SUPPLIED RECORDS
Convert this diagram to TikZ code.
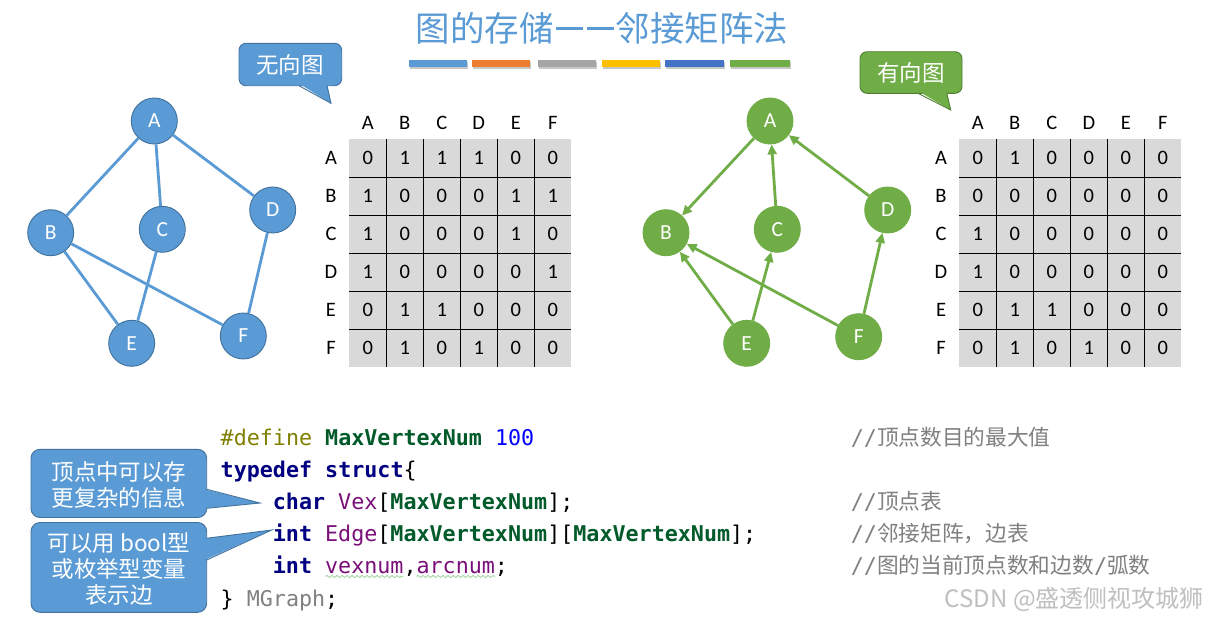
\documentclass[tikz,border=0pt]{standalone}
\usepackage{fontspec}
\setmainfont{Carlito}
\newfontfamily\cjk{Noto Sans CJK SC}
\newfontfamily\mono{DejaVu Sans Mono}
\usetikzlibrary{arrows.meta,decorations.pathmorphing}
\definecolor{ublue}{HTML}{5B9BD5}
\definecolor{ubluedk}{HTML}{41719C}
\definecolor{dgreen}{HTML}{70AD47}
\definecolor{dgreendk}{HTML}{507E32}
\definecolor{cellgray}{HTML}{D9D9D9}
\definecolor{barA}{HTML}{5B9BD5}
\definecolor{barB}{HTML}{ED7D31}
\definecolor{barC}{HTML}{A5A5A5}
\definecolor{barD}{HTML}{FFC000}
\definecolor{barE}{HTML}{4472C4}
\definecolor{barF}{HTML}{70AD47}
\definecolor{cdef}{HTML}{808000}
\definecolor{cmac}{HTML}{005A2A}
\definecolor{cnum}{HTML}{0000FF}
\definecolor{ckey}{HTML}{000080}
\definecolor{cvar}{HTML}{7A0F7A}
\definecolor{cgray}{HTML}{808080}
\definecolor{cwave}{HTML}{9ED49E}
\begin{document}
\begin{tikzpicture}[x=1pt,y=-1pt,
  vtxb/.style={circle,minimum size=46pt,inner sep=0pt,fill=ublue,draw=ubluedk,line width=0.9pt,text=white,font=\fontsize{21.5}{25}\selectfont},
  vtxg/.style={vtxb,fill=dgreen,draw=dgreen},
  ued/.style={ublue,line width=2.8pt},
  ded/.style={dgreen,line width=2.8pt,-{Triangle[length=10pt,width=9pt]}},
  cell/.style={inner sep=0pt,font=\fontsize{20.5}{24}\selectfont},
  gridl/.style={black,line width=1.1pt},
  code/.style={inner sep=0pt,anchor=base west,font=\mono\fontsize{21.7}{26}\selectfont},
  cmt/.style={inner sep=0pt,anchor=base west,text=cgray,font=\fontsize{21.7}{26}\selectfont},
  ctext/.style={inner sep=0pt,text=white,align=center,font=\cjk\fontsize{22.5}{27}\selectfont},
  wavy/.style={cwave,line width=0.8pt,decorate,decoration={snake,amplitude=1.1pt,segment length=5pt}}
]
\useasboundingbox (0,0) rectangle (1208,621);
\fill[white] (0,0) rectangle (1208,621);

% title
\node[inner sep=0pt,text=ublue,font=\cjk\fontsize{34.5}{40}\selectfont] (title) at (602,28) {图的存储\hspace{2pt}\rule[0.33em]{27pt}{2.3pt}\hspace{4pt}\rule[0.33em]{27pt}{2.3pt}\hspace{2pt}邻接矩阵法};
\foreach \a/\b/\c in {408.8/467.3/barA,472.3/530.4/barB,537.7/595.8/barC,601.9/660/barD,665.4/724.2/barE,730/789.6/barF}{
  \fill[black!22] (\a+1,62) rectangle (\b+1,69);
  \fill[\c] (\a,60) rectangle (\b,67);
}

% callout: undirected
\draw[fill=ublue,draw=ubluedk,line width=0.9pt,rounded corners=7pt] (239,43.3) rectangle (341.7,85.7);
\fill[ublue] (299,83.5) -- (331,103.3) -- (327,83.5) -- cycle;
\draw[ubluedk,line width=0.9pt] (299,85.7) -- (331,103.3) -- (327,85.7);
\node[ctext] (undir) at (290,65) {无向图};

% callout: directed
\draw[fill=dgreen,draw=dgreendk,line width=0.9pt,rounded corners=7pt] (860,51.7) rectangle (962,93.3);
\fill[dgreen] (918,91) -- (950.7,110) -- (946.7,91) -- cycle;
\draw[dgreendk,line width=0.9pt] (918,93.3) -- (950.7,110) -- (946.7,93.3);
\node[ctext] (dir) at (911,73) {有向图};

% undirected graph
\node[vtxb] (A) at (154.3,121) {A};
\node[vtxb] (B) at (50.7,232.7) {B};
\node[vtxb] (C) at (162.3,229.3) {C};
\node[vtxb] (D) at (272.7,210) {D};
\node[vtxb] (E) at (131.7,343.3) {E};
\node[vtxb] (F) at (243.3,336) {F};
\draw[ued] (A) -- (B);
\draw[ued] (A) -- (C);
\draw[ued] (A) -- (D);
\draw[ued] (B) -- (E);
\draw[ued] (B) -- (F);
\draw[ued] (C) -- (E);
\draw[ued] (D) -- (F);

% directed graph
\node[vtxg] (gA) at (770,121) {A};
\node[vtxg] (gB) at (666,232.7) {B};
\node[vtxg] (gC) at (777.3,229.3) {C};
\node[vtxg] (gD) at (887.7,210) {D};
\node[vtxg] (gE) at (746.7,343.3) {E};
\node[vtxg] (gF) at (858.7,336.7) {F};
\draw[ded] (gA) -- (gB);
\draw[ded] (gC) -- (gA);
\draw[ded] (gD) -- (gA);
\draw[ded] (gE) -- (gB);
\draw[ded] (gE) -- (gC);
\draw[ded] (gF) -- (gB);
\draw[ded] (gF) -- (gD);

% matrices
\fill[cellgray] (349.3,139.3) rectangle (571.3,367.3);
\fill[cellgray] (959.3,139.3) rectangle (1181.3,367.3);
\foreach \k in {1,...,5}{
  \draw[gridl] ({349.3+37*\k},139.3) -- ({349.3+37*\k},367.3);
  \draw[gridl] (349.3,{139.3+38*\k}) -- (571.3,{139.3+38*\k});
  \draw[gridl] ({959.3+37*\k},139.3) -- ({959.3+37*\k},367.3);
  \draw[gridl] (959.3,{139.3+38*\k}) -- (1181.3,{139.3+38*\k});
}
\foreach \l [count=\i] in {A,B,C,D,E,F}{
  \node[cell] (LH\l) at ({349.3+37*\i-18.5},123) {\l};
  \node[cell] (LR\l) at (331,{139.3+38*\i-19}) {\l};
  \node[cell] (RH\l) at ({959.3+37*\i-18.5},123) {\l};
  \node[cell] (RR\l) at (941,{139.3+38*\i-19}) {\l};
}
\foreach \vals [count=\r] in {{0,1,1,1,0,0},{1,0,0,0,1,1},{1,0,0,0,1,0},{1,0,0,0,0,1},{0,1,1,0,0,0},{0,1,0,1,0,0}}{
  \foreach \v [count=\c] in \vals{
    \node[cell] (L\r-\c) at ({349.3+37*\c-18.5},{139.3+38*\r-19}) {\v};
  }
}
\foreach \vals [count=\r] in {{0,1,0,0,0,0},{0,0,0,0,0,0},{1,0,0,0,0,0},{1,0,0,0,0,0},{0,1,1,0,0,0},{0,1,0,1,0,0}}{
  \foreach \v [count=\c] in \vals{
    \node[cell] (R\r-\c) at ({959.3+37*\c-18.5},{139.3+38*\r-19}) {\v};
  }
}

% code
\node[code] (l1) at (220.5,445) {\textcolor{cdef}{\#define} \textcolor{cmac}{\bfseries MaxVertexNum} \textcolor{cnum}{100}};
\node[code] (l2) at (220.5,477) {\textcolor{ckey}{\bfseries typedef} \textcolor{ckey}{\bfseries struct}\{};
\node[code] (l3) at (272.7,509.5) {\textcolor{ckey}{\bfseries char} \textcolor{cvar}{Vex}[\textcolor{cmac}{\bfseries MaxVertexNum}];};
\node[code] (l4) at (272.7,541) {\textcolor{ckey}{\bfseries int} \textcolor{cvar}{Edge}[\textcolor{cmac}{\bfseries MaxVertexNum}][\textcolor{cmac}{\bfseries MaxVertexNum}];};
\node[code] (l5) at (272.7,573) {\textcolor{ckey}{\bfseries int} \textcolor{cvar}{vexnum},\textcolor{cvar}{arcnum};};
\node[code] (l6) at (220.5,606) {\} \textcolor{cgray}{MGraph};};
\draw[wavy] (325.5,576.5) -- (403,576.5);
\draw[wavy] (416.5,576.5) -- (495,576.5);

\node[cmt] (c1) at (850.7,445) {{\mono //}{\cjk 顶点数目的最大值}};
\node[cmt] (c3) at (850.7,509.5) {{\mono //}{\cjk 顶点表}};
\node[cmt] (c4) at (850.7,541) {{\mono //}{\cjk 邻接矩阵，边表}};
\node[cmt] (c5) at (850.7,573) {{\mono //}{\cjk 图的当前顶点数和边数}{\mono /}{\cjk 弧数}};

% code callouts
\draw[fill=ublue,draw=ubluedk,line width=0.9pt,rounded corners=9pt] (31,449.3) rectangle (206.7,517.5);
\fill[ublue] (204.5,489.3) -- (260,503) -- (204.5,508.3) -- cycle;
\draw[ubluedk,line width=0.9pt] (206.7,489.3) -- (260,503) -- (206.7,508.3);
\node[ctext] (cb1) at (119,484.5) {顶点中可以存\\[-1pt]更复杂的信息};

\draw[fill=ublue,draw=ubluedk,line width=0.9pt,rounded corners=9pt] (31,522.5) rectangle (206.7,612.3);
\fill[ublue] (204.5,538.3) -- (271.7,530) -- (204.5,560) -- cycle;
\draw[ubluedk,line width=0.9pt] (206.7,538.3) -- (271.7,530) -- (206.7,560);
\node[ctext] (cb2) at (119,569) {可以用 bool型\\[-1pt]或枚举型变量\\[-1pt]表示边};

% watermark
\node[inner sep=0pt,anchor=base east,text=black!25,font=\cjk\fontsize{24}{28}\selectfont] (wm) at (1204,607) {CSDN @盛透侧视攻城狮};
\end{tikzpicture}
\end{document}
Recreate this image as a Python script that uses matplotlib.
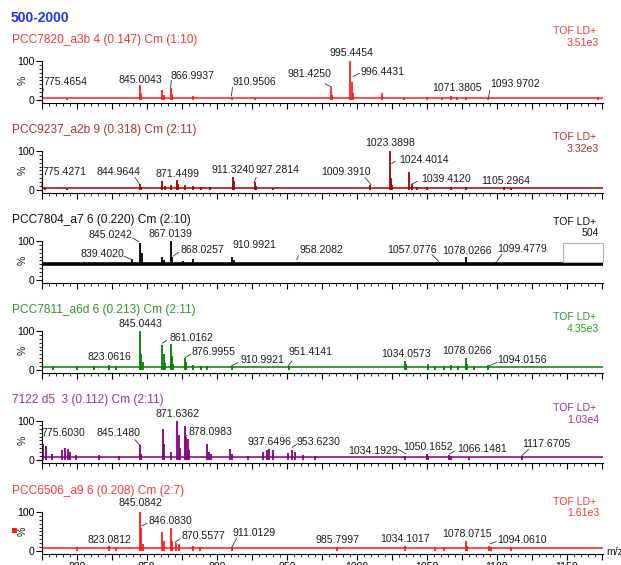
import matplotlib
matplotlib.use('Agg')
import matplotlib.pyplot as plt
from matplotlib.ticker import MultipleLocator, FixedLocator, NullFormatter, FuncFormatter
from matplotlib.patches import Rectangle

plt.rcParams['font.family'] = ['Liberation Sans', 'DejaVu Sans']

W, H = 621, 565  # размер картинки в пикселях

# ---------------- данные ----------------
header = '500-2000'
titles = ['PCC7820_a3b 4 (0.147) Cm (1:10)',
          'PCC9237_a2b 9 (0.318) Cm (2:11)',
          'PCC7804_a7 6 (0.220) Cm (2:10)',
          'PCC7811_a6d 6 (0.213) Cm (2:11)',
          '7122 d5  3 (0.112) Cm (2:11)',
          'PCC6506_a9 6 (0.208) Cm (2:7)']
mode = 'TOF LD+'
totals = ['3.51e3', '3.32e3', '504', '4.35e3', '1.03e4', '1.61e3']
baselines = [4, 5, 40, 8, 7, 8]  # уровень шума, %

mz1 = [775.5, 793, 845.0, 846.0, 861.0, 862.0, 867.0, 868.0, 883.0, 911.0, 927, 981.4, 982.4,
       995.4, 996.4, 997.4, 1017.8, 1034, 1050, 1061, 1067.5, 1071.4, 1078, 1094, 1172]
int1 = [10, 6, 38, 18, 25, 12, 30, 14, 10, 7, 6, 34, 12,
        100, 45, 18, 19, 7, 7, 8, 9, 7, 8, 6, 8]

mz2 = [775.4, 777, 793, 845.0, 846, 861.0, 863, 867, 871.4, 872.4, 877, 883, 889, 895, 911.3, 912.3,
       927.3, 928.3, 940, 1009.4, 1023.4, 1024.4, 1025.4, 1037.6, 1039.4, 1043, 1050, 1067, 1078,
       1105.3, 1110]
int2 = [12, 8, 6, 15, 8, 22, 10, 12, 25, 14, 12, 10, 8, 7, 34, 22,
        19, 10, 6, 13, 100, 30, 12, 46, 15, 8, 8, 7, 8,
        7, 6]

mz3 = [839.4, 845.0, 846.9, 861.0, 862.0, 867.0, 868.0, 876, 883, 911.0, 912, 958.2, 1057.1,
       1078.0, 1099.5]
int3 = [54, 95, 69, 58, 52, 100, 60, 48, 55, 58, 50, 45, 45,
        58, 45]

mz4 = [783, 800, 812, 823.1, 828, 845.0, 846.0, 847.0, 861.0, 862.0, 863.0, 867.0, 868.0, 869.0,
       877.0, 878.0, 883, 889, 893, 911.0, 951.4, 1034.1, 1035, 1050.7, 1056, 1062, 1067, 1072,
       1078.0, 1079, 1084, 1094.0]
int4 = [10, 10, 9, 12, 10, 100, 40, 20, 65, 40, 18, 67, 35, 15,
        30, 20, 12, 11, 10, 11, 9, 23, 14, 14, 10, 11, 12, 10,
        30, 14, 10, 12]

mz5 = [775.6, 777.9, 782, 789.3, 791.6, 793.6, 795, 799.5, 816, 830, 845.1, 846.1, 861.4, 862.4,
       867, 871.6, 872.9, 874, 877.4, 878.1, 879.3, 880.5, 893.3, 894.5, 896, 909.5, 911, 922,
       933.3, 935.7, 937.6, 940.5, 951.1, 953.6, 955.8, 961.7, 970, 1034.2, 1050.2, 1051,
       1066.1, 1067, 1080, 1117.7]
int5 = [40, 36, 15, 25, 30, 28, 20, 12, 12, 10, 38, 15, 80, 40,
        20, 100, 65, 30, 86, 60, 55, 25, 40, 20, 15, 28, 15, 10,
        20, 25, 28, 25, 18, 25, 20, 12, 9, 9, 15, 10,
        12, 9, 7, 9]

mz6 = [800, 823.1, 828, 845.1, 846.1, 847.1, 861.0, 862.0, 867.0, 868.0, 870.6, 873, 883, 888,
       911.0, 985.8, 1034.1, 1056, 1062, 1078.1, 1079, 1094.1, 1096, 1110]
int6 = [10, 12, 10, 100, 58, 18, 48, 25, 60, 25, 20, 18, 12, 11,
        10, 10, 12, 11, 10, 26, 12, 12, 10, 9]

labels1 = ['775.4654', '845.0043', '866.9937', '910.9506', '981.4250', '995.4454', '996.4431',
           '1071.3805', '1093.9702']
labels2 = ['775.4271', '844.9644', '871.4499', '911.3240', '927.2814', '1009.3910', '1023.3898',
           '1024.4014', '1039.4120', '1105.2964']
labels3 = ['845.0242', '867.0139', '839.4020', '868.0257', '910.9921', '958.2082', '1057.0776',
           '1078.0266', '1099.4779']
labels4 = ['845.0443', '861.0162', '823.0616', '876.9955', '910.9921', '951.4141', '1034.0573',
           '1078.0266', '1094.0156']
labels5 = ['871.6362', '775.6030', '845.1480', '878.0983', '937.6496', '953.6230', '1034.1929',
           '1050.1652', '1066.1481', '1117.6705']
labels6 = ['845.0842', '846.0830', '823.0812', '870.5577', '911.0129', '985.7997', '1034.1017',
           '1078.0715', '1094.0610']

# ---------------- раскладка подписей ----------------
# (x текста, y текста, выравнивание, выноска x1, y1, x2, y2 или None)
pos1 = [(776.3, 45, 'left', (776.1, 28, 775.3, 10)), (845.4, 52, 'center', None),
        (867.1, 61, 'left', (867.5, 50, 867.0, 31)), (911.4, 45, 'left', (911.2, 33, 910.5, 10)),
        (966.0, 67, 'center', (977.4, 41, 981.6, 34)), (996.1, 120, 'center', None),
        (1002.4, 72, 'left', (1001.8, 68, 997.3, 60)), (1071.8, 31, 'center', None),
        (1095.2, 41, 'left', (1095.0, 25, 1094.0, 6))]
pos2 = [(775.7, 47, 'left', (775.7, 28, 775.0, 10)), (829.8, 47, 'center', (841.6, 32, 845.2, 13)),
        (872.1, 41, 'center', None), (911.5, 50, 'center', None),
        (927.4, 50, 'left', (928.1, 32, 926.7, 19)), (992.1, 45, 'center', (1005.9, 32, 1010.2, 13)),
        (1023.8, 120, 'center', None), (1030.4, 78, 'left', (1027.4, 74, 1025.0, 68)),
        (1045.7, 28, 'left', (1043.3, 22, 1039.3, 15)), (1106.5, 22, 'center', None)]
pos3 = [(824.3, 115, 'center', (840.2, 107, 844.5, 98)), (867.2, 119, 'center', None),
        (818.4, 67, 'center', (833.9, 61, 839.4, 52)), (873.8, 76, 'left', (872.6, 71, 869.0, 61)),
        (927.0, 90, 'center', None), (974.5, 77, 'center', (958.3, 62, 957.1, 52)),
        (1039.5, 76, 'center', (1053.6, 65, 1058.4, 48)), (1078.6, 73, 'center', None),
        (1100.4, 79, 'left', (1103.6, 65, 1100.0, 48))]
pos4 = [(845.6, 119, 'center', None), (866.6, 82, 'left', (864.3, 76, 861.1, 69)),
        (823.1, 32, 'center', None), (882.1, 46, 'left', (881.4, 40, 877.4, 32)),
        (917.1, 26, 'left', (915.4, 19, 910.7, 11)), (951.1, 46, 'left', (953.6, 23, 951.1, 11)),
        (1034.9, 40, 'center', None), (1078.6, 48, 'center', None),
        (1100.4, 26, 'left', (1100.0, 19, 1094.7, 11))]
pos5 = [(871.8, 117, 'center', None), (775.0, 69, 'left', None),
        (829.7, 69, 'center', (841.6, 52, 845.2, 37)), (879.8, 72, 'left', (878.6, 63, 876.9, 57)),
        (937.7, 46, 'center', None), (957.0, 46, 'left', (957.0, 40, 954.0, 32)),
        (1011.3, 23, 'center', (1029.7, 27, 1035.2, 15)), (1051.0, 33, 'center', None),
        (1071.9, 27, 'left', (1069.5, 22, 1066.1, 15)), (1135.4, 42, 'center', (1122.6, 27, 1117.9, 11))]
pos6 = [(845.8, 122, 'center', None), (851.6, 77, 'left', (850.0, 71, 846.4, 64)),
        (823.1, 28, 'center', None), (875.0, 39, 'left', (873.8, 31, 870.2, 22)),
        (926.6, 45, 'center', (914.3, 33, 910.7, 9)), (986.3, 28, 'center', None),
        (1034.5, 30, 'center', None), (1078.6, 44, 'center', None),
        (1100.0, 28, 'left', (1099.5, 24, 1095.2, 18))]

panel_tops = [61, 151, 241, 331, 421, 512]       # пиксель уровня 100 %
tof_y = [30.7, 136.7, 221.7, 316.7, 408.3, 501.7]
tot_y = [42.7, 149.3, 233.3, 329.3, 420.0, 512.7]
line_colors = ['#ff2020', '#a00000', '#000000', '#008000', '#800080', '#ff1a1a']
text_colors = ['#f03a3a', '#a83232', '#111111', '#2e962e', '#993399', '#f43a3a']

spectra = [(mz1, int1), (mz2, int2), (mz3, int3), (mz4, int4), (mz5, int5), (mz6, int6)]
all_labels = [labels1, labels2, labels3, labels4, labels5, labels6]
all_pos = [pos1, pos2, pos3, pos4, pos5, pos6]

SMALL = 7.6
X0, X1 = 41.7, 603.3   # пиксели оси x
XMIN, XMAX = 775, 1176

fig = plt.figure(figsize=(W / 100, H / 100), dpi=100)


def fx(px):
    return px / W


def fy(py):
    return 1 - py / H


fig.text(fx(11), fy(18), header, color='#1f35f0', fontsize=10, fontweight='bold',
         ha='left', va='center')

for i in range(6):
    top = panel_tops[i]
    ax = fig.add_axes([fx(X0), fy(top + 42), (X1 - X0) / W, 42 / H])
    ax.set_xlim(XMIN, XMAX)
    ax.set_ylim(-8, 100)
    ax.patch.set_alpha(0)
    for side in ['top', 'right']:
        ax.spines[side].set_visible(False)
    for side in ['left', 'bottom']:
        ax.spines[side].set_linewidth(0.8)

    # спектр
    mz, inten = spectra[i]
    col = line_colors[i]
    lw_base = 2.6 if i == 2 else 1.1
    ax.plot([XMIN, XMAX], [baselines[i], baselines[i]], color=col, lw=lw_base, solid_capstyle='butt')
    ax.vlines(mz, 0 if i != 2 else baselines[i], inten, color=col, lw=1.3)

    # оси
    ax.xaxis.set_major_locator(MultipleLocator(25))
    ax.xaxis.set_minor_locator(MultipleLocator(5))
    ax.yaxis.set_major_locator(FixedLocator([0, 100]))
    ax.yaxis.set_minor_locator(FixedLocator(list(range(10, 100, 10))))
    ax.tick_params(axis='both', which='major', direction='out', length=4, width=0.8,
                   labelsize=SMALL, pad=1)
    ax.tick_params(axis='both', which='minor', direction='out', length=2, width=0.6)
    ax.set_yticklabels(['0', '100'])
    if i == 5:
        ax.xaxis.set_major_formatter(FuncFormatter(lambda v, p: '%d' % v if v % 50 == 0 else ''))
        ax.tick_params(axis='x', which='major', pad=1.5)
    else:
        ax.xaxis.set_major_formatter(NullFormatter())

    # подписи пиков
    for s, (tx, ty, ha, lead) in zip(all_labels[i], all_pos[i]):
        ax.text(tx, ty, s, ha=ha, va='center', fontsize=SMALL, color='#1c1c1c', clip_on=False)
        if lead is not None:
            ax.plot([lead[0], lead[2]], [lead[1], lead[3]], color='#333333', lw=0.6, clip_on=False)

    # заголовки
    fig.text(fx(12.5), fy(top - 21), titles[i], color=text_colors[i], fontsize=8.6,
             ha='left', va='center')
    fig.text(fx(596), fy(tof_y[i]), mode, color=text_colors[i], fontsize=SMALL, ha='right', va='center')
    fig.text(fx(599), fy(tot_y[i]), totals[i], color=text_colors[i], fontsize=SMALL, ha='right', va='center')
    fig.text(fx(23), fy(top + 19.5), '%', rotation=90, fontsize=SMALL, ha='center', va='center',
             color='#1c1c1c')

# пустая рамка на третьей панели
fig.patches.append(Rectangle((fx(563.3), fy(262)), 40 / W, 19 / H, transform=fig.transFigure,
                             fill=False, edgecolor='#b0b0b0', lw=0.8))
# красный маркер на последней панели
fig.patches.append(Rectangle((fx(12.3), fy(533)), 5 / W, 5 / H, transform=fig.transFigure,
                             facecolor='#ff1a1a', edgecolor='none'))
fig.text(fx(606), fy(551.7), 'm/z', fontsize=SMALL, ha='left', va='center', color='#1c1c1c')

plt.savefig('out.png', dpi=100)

WHAT IS REQUIRED
Copy every line from the entries that contains the word "this".

WRITTEN RESPONSE
Convert this diagram to TikZ code.
Recreate this image as a Python script that uses matplotlib.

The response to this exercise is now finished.